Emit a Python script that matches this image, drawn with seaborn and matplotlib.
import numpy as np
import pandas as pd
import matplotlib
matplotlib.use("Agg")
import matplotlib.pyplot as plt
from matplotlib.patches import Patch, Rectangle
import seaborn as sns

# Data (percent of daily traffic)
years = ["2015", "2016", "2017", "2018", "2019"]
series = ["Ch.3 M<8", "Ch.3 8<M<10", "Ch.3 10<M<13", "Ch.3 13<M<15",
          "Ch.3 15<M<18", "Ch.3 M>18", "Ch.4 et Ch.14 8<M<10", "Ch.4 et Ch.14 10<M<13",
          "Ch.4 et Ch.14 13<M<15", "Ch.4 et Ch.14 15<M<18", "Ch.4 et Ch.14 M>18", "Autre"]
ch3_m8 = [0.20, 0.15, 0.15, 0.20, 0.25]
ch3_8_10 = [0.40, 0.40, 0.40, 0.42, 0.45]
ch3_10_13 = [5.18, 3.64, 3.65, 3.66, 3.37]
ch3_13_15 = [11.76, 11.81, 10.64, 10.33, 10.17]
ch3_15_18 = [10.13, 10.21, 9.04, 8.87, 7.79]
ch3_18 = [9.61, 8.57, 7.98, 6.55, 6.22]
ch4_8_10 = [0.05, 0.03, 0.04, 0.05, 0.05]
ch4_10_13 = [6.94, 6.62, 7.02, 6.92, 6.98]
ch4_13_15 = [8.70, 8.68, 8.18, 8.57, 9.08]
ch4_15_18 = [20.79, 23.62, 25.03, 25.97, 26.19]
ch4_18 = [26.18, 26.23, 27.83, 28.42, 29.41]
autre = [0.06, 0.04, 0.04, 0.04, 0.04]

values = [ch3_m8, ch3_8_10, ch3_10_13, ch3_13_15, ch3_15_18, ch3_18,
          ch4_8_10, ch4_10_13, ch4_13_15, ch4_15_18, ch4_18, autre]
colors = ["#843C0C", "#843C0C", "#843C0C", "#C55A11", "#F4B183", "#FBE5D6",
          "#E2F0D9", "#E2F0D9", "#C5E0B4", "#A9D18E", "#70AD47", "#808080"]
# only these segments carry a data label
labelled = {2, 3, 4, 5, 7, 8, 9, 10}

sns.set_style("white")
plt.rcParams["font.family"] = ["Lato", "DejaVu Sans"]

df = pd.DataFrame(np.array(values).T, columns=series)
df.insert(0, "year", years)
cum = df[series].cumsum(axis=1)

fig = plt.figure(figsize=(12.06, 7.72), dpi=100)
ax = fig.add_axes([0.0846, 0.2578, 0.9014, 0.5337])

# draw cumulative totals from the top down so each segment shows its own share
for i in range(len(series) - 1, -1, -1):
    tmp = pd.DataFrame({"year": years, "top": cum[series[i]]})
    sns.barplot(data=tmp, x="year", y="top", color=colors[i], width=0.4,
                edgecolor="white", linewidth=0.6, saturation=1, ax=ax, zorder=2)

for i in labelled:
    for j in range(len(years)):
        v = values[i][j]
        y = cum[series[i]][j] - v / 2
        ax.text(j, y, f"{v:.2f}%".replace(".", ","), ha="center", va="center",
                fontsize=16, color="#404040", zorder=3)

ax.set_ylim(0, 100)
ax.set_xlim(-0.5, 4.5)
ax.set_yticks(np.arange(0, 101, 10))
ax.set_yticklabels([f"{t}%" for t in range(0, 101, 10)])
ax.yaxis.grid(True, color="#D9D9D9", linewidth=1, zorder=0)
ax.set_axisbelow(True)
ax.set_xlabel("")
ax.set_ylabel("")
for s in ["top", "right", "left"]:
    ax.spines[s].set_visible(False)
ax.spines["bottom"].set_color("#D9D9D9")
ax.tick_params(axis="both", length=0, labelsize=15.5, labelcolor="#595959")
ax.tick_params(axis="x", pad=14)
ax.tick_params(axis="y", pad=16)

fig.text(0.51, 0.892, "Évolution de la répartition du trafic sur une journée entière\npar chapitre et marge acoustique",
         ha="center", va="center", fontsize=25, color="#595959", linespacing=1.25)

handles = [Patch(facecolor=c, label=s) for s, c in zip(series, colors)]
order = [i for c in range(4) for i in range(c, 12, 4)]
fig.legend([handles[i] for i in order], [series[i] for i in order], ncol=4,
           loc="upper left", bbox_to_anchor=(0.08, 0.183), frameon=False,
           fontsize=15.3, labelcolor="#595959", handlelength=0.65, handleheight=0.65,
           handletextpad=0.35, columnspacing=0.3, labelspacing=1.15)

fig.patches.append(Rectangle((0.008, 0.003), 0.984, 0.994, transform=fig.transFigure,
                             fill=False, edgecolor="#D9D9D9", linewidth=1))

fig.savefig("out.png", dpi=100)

※

**Instruction**
Copy every line of the material, please, keeping it exactly the same.

**Answer to the task**
Emit a Python script that matches this image, drawn with seaborn and matplotlib.
import numpy as np
import pandas as pd
import matplotlib
matplotlib.use("Agg")
import matplotlib.pyplot as plt
from matplotlib.patches import Patch, Rectangle
import seaborn as sns

# Data (percent of daily traffic)
years = ["2015", "2016", "2017", "2018", "2019"]
series = ["Ch.3 M<8", "Ch.3 8<M<10", "Ch.3 10<M<13", "Ch.3 13<M<15",
          "Ch.3 15<M<18", "Ch.3 M>18", "Ch.4 et Ch.14 8<M<10", "Ch.4 et Ch.14 10<M<13",
          "Ch.4 et Ch.14 13<M<15", "Ch.4 et Ch.14 15<M<18", "Ch.4 et Ch.14 M>18", "Autre"]
ch3_m8 = [0.20, 0.15, 0.15, 0.20, 0.25]
ch3_8_10 = [0.40, 0.40, 0.40, 0.42, 0.45]
ch3_10_13 = [5.18, 3.64, 3.65, 3.66, 3.37]
ch3_13_15 = [11.76, 11.81, 10.64, 10.33, 10.17]
ch3_15_18 = [10.13, 10.21, 9.04, 8.87, 7.79]
ch3_18 = [9.61, 8.57, 7.98, 6.55, 6.22]
ch4_8_10 = [0.05, 0.03, 0.04, 0.05, 0.05]
ch4_10_13 = [6.94, 6.62, 7.02, 6.92, 6.98]
ch4_13_15 = [8.70, 8.68, 8.18, 8.57, 9.08]
ch4_15_18 = [20.79, 23.62, 25.03, 25.97, 26.19]
ch4_18 = [26.18, 26.23, 27.83, 28.42, 29.41]
autre = [0.06, 0.04, 0.04, 0.04, 0.04]

values = [ch3_m8, ch3_8_10, ch3_10_13, ch3_13_15, ch3_15_18, ch3_18,
          ch4_8_10, ch4_10_13, ch4_13_15, ch4_15_18, ch4_18, autre]
colors = ["#843C0C", "#843C0C", "#843C0C", "#C55A11", "#F4B183", "#FBE5D6",
          "#E2F0D9", "#E2F0D9", "#C5E0B4", "#A9D18E", "#70AD47", "#808080"]
# only these segments carry a data label
labelled = {2, 3, 4, 5, 7, 8, 9, 10}

sns.set_style("white")
plt.rcParams["font.family"] = ["Lato", "DejaVu Sans"]

df = pd.DataFrame(np.array(values).T, columns=series)
df.insert(0, "year", years)
cum = df[series].cumsum(axis=1)

fig = plt.figure(figsize=(12.06, 7.72), dpi=100)
ax = fig.add_axes([0.0846, 0.2578, 0.9014, 0.5337])

# draw cumulative totals from the top down so each segment shows its own share
for i in range(len(series) - 1, -1, -1):
    tmp = pd.DataFrame({"year": years, "top": cum[series[i]]})
    sns.barplot(data=tmp, x="year", y="top", color=colors[i], width=0.4,
                edgecolor="white", linewidth=0.6, saturation=1, ax=ax, zorder=2)

for i in labelled:
    for j in range(len(years)):
        v = values[i][j]
        y = cum[series[i]][j] - v / 2
        ax.text(j, y, f"{v:.2f}%".replace(".", ","), ha="center", va="center",
                fontsize=16, color="#404040", zorder=3)

ax.set_ylim(0, 100)
ax.set_xlim(-0.5, 4.5)
ax.set_yticks(np.arange(0, 101, 10))
ax.set_yticklabels([f"{t}%" for t in range(0, 101, 10)])
ax.yaxis.grid(True, color="#D9D9D9", linewidth=1, zorder=0)
ax.set_axisbelow(True)
ax.set_xlabel("")
ax.set_ylabel("")
for s in ["top", "right", "left"]:
    ax.spines[s].set_visible(False)
ax.spines["bottom"].set_color("#D9D9D9")
ax.tick_params(axis="both", length=0, labelsize=15.5, labelcolor="#595959")
ax.tick_params(axis="x", pad=14)
ax.tick_params(axis="y", pad=16)

fig.text(0.51, 0.892, "Évolution de la répartition du trafic sur une journée entière\npar chapitre et marge acoustique",
         ha="center", va="center", fontsize=25, color="#595959", linespacing=1.25)

handles = [Patch(facecolor=c, label=s) for s, c in zip(series, colors)]
order = [i for c in range(4) for i in range(c, 12, 4)]
fig.legend([handles[i] for i in order], [series[i] for i in order], ncol=4,
           loc="upper left", bbox_to_anchor=(0.08, 0.183), frameon=False,
           fontsize=15.3, labelcolor="#595959", handlelength=0.65, handleheight=0.65,
           handletextpad=0.35, columnspacing=0.3, labelspacing=1.15)

fig.patches.append(Rectangle((0.008, 0.003), 0.984, 0.994, transform=fig.transFigure,
                             fill=False, edgecolor="#D9D9D9", linewidth=1))

fig.savefig("out.png", dpi=100)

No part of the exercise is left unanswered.